Hello all, Leigh Estes, aka RiotSchmick, here. I’m a software engineer at Riot Games working on the Riot Developer Experience team. Our responsibilities include providing the edge infrastructure that supports both internal and external developers.
I previously wrote a series on the infrastructure that supports our public API product. I’m excited to revisit this series to tell you more about a new part of our infrastructure – the feature we call transforms. I’ll outline the reasons that we felt transforms were a valuable feature to invest in and how we implemented them.
I’ll also dive into specific use cases for transforms that have added significant value. As mentioned in our previous articles, one of the original reasons we decided to build a public API was to prevent scraping of platform services. We needed to get it up and running as quickly as possible, because the scraping of the platform was putting a heavy load on the platform servers.
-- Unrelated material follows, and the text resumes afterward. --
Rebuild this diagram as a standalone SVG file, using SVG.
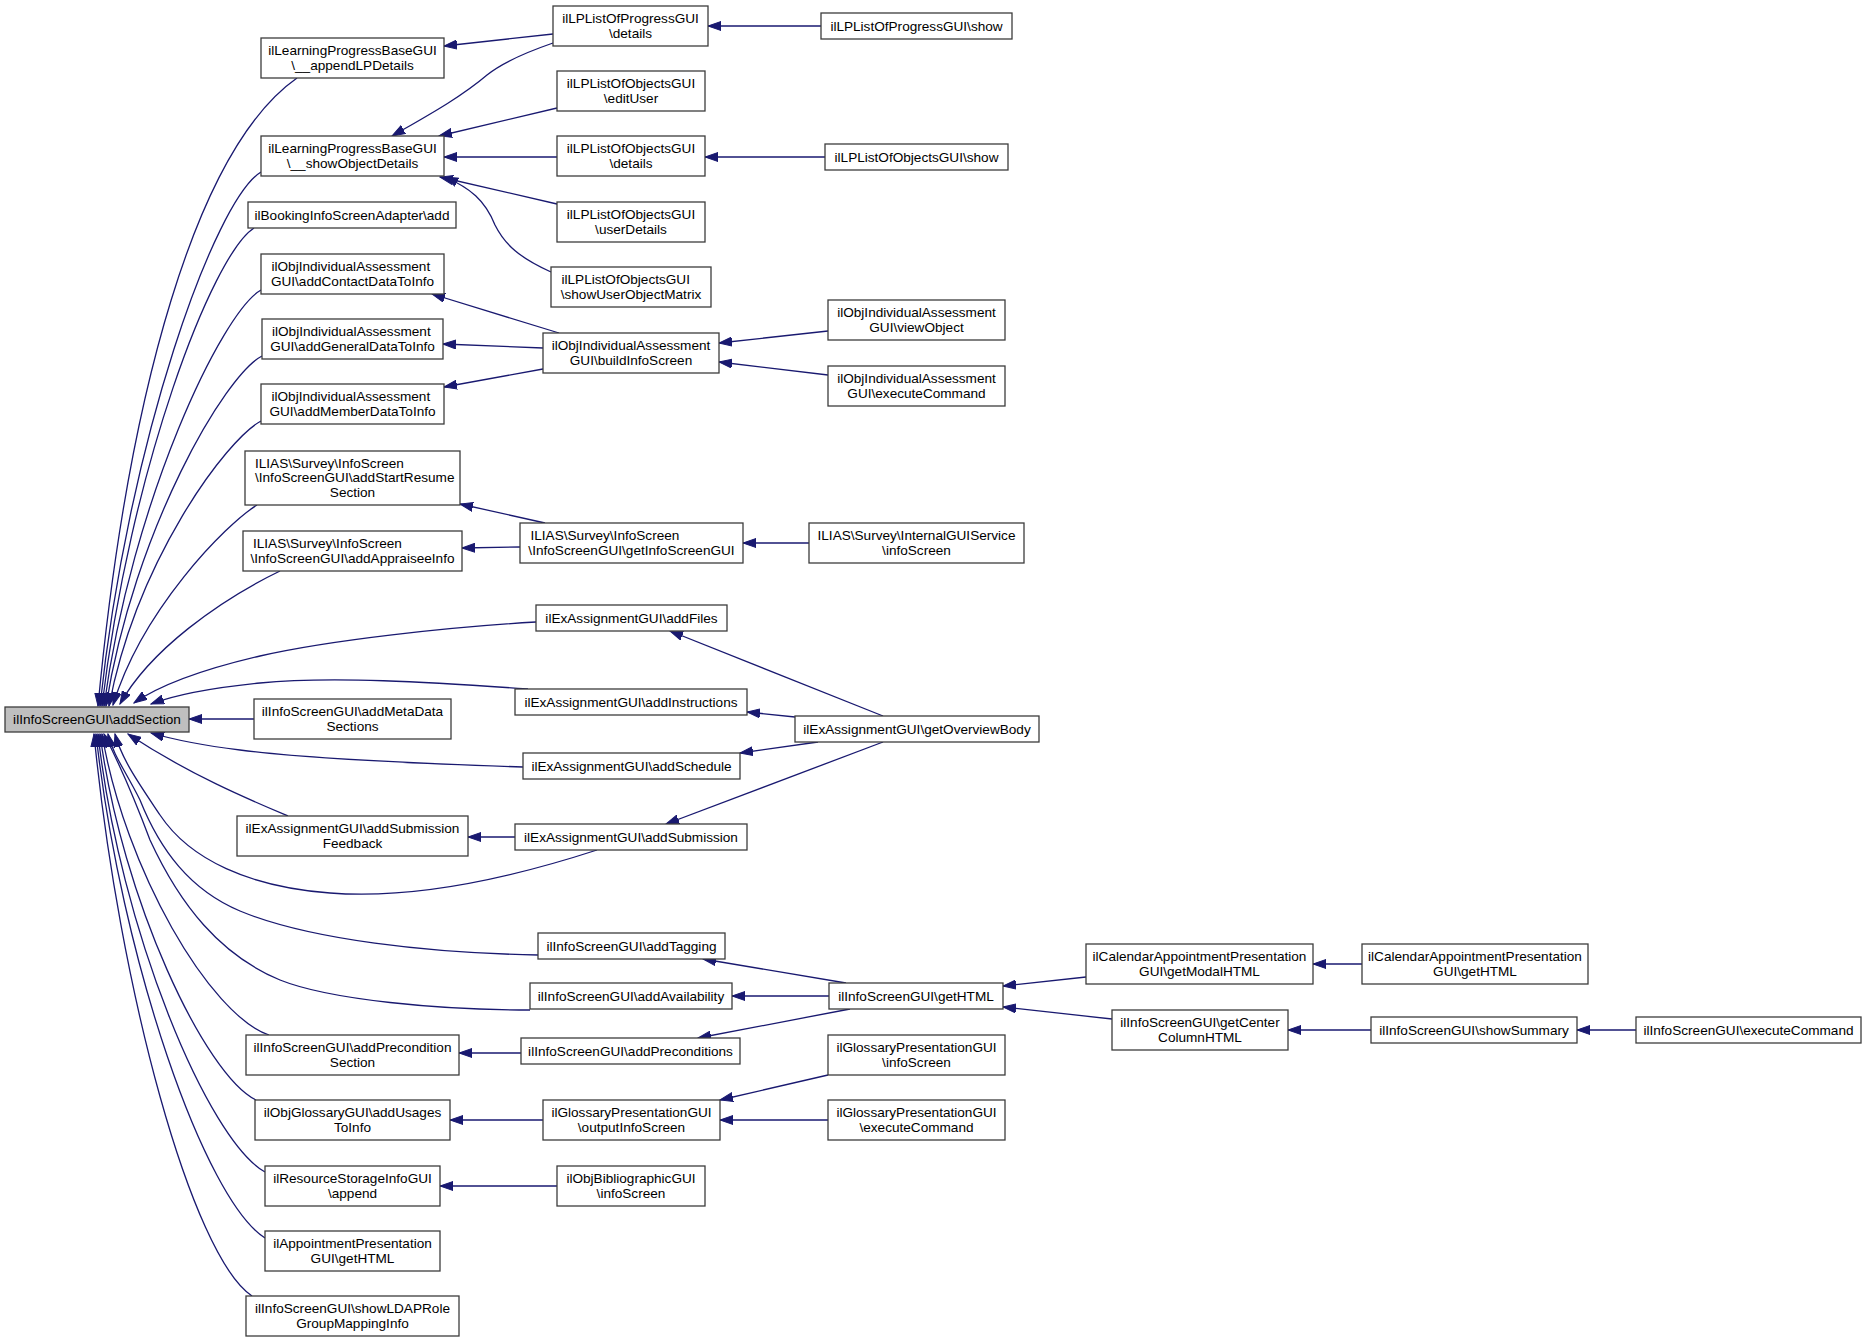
<svg xmlns="http://www.w3.org/2000/svg" width="1867" height="1343" viewBox="0 0 1867 1343">
<defs>
<style>
rect{fill:#fff;stroke:#3c3c3c;stroke-width:1.3}
rect.hl{fill:#bfbfbf}
text{font-family:"Liberation Sans",Arial,sans-serif;font-size:13.6px;fill:#000;text-anchor:middle}
text.l{text-anchor:start}
#edges path{fill:none;stroke:#191970;stroke-width:1.3;marker-end:url(#a)}
</style>
<marker id="a" markerUnits="userSpaceOnUse" markerWidth="14" markerHeight="10" viewBox="0 -5 14 10" refX="13" refY="0" orient="auto"><path d="M0,-4.5 L13,0 L0,4.5 Z" fill="#191970" stroke="#191970" stroke-width="1"/></marker>
</defs>
<rect x="0" y="0" width="1867" height="1343" style="fill:#fff;stroke:none"/>
<g id="edges">
<path d="M297,78 C197,148 128,390 98,706"/>
<path d="M261,172 C215,200 128,440 100,706"/>
<path d="M254,228 C212,255 130,470 102,706"/>
<path d="M261,290 C222,312 132,500 104,706"/>
<path d="M262,356 C225,375 134,530 106,706"/>
<path d="M261,421 C226,440 137,560 109,706"/>
<path d="M257,505 C225,525 142,610 113,705"/>
<path d="M280,571 C220,600 150,650 120,704"/>
<path d="M536,622 C450,627 330,640 260,656 C200,670 160,685 134,703"/>
<path d="M528,689 C430,682 330,676 260,683 C210,688 175,695 151,704"/>
<path d="M254,719 L189,719"/>
<path d="M523,767 C430,764 300,758 240,750 C200,745 175,740 151,733"/>
<path d="M288,816 C250,800 190,775 128,734"/>
<path d="M597,850 C520,875 420,900 330,893 C250,887 190,860 160,815 C140,785 122,760 115,734"/>
<path d="M538,955 C430,953 310,940 240,911 C190,890 160,850 140,800 C125,770 113,755 108,734"/>
<path d="M530,1010 C440,1010 330,1000 280,980 C220,955 180,905 150,840 C135,800 120,765 104,734"/>
<path d="M269,1035 C210,1015 125,870 102,734"/>
<path d="M256,1100 C205,1075 122,900 100,734"/>
<path d="M265,1172 C208,1140 120,930 98,734"/>
<path d="M265,1238 C205,1200 121,960 96,734"/>
<path d="M252,1296 C192,1256 119,990 94,734"/>
<path d="M553,34 L444,46"/>
<path d="M553,43 C527,52 503,62 487,75 C460,98 425,117 392,136"/>
<path d="M821,26 L708,26"/>
<path d="M557,108 L439,136"/>
<path d="M557,157 L444,157"/>
<path d="M557,204 L440,177"/>
<path d="M551,272 C520,258 505,245 495,225 C485,200 470,188 445,177"/>
<path d="M825,157 L705,157"/>
<path d="M559,333 L432,294"/>
<path d="M543,348 L443,344"/>
<path d="M543,369 L444,387"/>
<path d="M828,331 L719,343"/>
<path d="M828,375 L719,362"/>
<path d="M545,523 L460,504"/>
<path d="M520,547 L462,548"/>
<path d="M809,543 L743,543"/>
<path d="M883,716 L670,631"/>
<path d="M795,717 L747,712"/>
<path d="M818,742 L740,753"/>
<path d="M883,742 L666,824"/>
<path d="M515,837 L468,837"/>
<path d="M846,983 L703,959"/>
<path d="M829,996 L732,996"/>
<path d="M850,1009 L698,1038"/>
<path d="M521,1053 L459,1053"/>
<path d="M1086,977 L1003,986"/>
<path d="M1112,1019 L1003,1007"/>
<path d="M1362,964 L1313,964"/>
<path d="M1371,1030 L1288,1030"/>
<path d="M1636,1030 L1577,1030"/>
<path d="M543,1120 L450,1120"/>
<path d="M828,1075 L720,1100"/>
<path d="M828,1120 L720,1120"/>
<path d="M557,1186 L440,1186"/>
</g>
<g id="n1"><rect class="hl" x="5" y="707" width="184" height="25"/><text x="97" y="724">ilInfoScreenGUI\addSection</text></g>
<g id="n2"><rect x="261" y="38" width="183" height="40"/><text x="352.5" y="55">ilLearningProgressBaseGUI</text><text x="352.5" y="69.5">\__appendLPDetails</text></g>
<g id="n3"><rect x="261" y="136" width="183" height="40"/><text x="352.5" y="153">ilLearningProgressBaseGUI</text><text x="352.5" y="167.5">\__showObjectDetails</text></g>
<g id="n4"><rect x="248" y="202" width="208" height="26"/><text x="352" y="220">ilBookingInfoScreenAdapter\add</text></g>
<g id="n5"><rect x="261" y="254" width="183" height="40"/><text class="l" x="271.5" y="271">ilObjIndividualAssessment</text><text x="352.5" y="285.5">GUI\addContactDataToInfo</text></g>
<g id="n6"><rect x="262" y="319" width="181" height="40"/><text class="l" x="272" y="336">ilObjIndividualAssessment</text><text x="352.5" y="350.5">GUI\addGeneralDataToInfo</text></g>
<g id="n7"><rect x="261" y="384" width="183" height="40"/><text class="l" x="271.5" y="401">ilObjIndividualAssessment</text><text x="352.5" y="415.5">GUI\addMemberDataToInfo</text></g>
<g id="n8"><rect x="245" y="451" width="215" height="54"/><text class="l" x="255" y="468">ILIAS\Survey\InfoScreen</text><text class="l" x="255" y="482.3">\InfoScreenGUI\addStartResume</text><text x="352.5" y="496.6">Section</text></g>
<g id="n9"><rect x="243" y="531" width="219" height="40"/><text class="l" x="253" y="548">ILIAS\Survey\InfoScreen</text><text x="352.5" y="562.5">\InfoScreenGUI\addAppraiseeInfo</text></g>
<g id="n10"><rect x="254" y="699" width="197" height="40"/><text x="352.5" y="716">ilInfoScreenGUI\addMetaData</text><text x="352.5" y="730.5">Sections</text></g>
<g id="n11"><rect x="237" y="816" width="231" height="40"/><text x="352.5" y="833">ilExAssignmentGUI\addSubmission</text><text x="352.5" y="847.5">Feedback</text></g>
<g id="n12"><rect x="246" y="1035" width="213" height="40"/><text x="352.5" y="1052">ilInfoScreenGUI\addPrecondition</text><text x="352.5" y="1066.5">Section</text></g>
<g id="n13"><rect x="255" y="1100" width="195" height="40"/><text x="352.5" y="1117">ilObjGlossaryGUI\addUsages</text><text x="352.5" y="1131.5">ToInfo</text></g>
<g id="n14"><rect x="265" y="1166" width="175" height="40"/><text x="352.5" y="1183">ilResourceStorageInfoGUI</text><text x="352.5" y="1197.5">\append</text></g>
<g id="n15"><rect x="265" y="1231" width="175" height="40"/><text x="352.5" y="1248">ilAppointmentPresentation</text><text x="352.5" y="1262.5">GUI\getHTML</text></g>
<g id="n16"><rect x="246" y="1296" width="213" height="40"/><text x="352.5" y="1313">ilInfoScreenGUI\showLDAPRole</text><text x="352.5" y="1327.5">GroupMappingInfo</text></g>
<g id="n17"><rect x="553" y="6" width="155" height="40"/><text x="630.5" y="23">ilLPListOfProgressGUI</text><text x="630.5" y="37.5">\details</text></g>
<g id="n18"><rect x="557" y="71" width="148" height="40"/><text x="631" y="88">ilLPListOfObjectsGUI</text><text x="631" y="102.5">\editUser</text></g>
<g id="n19"><rect x="557" y="136" width="148" height="40"/><text x="631" y="153">ilLPListOfObjectsGUI</text><text x="631" y="167.5">\details</text></g>
<g id="n20"><rect x="557" y="202" width="148" height="40"/><text x="631" y="219">ilLPListOfObjectsGUI</text><text x="631" y="233.5">\userDetails</text></g>
<g id="n21"><rect x="551" y="267" width="160" height="40"/><text class="l" x="561.5" y="284">ilLPListOfObjectsGUI</text><text x="631" y="298.5">\showUserObjectMatrix</text></g>
<g id="n22"><rect x="821" y="13" width="191" height="26"/><text x="916.5" y="31">ilLPListOfProgressGUI\show</text></g>
<g id="n23"><rect x="825" y="144" width="183" height="26"/><text x="916.5" y="162">ilLPListOfObjectsGUI\show</text></g>
<g id="n24"><rect x="828" y="300" width="177" height="40"/><text x="916.5" y="317">ilObjIndividualAssessment</text><text x="916.5" y="331.5">GUI\viewObject</text></g>
<g id="n25"><rect x="543" y="333" width="176" height="40"/><text x="631" y="350">ilObjIndividualAssessment</text><text x="631" y="364.5">GUI\buildInfoScreen</text></g>
<g id="n26"><rect x="828" y="366" width="177" height="40"/><text x="916.5" y="383">ilObjIndividualAssessment</text><text x="916.5" y="397.5">GUI\executeCommand</text></g>
<g id="n27"><rect x="520" y="523" width="223" height="40"/><text class="l" x="530.5" y="540">ILIAS\Survey\InfoScreen</text><text x="631.5" y="554.5">\InfoScreenGUI\getInfoScreenGUI</text></g>
<g id="n28"><rect x="809" y="523" width="215" height="40"/><text x="916.5" y="540">ILIAS\Survey\InternalGUIService</text><text x="916.5" y="554.5">\infoScreen</text></g>
<g id="n29"><rect x="536" y="605" width="191" height="26"/><text x="631.5" y="623">ilExAssignmentGUI\addFiles</text></g>
<g id="n30"><rect x="515" y="689" width="232" height="26"/><text x="631" y="707">ilExAssignmentGUI\addInstructions</text></g>
<g id="n31"><rect x="795" y="716" width="244" height="26"/><text x="917" y="734">ilExAssignmentGUI\getOverviewBody</text></g>
<g id="n32"><rect x="523" y="753" width="217" height="26"/><text x="631.5" y="771">ilExAssignmentGUI\addSchedule</text></g>
<g id="n33"><rect x="515" y="824" width="232" height="26"/><text x="631" y="842">ilExAssignmentGUI\addSubmission</text></g>
<g id="n34"><rect x="538" y="933" width="187" height="26"/><text x="631.5" y="951">ilInfoScreenGUI\addTagging</text></g>
<g id="n35"><rect x="530" y="983" width="202" height="26"/><text x="631" y="1001">ilInfoScreenGUI\addAvailability</text></g>
<g id="n36"><rect x="829" y="983" width="174" height="26"/><text x="916" y="1001">ilInfoScreenGUI\getHTML</text></g>
<g id="n37"><rect x="521" y="1038" width="219" height="26"/><text x="630.5" y="1056">ilInfoScreenGUI\addPreconditions</text></g>
<g id="n38"><rect x="828" y="1035" width="177" height="40"/><text x="916.5" y="1052">ilGlossaryPresentationGUI</text><text x="916.5" y="1066.5">\infoScreen</text></g>
<g id="n39"><rect x="543" y="1100" width="177" height="40"/><text x="631.5" y="1117">ilGlossaryPresentationGUI</text><text x="631.5" y="1131.5">\outputInfoScreen</text></g>
<g id="n40"><rect x="828" y="1100" width="177" height="40"/><text x="916.5" y="1117">ilGlossaryPresentationGUI</text><text x="916.5" y="1131.5">\executeCommand</text></g>
<g id="n41"><rect x="557" y="1166" width="148" height="40"/><text x="631" y="1183">ilObjBibliographicGUI</text><text x="631" y="1197.5">\infoScreen</text></g>
<g id="n42"><rect x="1086" y="944" width="227" height="40"/><text x="1199.5" y="961">ilCalendarAppointmentPresentation</text><text x="1199.5" y="975.5">GUI\getModalHTML</text></g>
<g id="n43"><rect x="1362" y="944" width="226" height="40"/><text x="1475" y="961">ilCalendarAppointmentPresentation</text><text x="1475" y="975.5">GUI\getHTML</text></g>
<g id="n44"><rect x="1112" y="1010" width="176" height="40"/><text x="1200" y="1027">ilInfoScreenGUI\getCenter</text><text x="1200" y="1041.5">ColumnHTML</text></g>
<g id="n45"><rect x="1371" y="1017" width="206" height="26"/><text x="1474" y="1035">ilInfoScreenGUI\showSummary</text></g>
<g id="n46"><rect x="1636" y="1017" width="225" height="26"/><text x="1748.5" y="1035">ilInfoScreenGUI\executeCommand</text></g>
</svg>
That additional load was affecting players’ ability to play games in certain regions. To build a public API product that external parties would use in lieu of scraping, we had to pull data from various unrelated services in order to provide the same data that players could scrape themselves. We found that all of these unrelated services used different conventions for request parameters, response data, paths, etc.
For example, across these services, we found the same concept referred to variably as “platform,” “shard,” “platformId,” “location,” and “region.” In addition, some services used REST conventions, some used RPC conventions, and some used a blend of the two.